» **STATED TASK**
Copy, from the entries below, each line where the word "with" can be found.

Dataset entries:

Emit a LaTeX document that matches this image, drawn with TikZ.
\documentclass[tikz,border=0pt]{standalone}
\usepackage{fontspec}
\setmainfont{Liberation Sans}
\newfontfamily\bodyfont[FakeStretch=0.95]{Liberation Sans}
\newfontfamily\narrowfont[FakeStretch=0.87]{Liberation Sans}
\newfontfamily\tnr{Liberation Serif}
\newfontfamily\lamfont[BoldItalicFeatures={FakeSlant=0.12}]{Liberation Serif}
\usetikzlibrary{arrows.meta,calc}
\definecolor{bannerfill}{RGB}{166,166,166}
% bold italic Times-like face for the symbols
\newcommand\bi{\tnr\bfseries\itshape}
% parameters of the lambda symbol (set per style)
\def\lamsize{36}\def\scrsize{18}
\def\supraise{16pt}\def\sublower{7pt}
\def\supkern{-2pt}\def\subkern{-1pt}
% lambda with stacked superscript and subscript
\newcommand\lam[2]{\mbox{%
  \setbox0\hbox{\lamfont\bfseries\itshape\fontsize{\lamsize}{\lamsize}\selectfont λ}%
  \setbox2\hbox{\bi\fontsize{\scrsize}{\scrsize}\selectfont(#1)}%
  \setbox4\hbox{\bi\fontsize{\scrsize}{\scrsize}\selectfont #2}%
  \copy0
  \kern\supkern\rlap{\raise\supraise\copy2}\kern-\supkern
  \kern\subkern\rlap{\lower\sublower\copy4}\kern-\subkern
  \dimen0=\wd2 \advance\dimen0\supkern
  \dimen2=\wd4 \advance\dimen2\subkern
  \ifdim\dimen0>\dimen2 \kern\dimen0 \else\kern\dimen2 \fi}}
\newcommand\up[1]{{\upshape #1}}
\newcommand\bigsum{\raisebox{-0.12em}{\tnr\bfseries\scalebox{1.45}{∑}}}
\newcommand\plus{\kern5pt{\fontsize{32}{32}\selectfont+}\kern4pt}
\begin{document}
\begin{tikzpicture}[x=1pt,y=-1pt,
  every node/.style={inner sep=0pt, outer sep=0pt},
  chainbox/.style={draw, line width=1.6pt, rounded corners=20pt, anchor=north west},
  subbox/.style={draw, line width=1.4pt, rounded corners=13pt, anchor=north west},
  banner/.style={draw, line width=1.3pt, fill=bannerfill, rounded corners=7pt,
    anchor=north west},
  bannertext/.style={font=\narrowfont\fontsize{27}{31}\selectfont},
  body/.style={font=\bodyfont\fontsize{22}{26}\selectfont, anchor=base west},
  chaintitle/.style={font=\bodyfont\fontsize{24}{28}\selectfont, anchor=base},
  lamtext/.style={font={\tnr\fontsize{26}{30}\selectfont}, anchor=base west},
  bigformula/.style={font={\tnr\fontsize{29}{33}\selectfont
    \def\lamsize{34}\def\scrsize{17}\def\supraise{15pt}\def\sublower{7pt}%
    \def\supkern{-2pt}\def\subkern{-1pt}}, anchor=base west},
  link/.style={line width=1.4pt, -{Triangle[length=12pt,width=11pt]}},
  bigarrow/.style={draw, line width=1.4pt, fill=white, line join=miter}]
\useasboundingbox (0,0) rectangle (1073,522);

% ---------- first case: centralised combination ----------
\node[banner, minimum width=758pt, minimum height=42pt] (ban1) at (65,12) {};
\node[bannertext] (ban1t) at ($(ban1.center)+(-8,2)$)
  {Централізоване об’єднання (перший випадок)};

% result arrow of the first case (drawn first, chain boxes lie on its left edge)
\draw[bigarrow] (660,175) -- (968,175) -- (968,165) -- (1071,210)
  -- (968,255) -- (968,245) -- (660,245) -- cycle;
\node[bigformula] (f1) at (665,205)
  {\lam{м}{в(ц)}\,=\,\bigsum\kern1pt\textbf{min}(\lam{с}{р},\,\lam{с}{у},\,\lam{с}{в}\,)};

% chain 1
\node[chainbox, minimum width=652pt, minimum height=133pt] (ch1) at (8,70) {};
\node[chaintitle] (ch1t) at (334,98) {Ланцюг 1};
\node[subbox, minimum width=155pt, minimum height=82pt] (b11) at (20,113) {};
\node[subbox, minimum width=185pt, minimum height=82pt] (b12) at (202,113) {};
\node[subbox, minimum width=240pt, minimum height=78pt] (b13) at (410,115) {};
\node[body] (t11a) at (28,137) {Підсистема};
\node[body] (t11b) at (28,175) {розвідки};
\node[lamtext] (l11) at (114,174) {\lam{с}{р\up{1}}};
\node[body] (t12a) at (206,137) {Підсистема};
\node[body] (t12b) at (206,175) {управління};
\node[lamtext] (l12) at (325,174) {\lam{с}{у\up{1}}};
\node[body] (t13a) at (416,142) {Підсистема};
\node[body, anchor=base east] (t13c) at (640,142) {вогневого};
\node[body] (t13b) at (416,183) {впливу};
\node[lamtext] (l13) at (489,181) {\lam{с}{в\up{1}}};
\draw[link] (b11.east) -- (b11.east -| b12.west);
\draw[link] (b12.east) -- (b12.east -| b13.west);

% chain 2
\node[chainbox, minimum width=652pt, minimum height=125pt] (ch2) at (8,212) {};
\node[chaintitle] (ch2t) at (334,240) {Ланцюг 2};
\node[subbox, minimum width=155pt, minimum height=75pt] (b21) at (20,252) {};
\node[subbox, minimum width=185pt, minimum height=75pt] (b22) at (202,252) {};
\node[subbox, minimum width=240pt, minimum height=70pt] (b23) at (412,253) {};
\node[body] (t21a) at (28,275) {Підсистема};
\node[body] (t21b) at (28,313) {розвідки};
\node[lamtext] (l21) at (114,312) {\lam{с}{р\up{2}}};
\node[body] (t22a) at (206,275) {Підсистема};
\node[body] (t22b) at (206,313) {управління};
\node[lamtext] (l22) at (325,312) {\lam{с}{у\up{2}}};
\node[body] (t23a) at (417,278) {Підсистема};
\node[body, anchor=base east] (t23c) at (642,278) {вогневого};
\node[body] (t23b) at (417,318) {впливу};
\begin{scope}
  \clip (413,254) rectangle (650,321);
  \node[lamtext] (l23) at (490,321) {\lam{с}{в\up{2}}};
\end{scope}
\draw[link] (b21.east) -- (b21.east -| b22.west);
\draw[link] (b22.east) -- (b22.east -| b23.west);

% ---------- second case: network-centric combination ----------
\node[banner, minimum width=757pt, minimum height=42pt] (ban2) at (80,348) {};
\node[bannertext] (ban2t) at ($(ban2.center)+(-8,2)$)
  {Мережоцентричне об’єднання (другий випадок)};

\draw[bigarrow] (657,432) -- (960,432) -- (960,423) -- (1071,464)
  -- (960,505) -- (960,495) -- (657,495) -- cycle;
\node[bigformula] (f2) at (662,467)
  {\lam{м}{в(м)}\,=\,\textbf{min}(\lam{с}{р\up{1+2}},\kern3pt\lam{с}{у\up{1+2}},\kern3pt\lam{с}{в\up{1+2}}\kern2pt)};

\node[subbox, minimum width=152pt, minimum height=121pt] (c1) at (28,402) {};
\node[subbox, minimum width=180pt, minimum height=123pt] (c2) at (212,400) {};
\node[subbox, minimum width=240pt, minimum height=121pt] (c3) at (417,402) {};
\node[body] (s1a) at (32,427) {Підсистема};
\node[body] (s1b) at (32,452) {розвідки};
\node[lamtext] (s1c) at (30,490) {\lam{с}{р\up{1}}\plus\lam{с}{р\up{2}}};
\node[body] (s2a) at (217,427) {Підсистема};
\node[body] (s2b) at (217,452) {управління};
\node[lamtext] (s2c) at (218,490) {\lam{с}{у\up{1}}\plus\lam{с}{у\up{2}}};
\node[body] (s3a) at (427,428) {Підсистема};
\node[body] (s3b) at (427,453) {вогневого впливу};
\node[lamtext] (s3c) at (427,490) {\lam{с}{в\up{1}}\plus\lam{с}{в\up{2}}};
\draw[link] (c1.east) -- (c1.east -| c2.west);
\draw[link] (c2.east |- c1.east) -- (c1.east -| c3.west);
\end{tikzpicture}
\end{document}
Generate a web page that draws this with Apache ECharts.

» **COMPLETED EXERCISE**
Emit a LaTeX document that matches this image, drawn with TikZ.
% lambda with stacked superscript and subscript
Generate a web page that draws this with Apache ECharts.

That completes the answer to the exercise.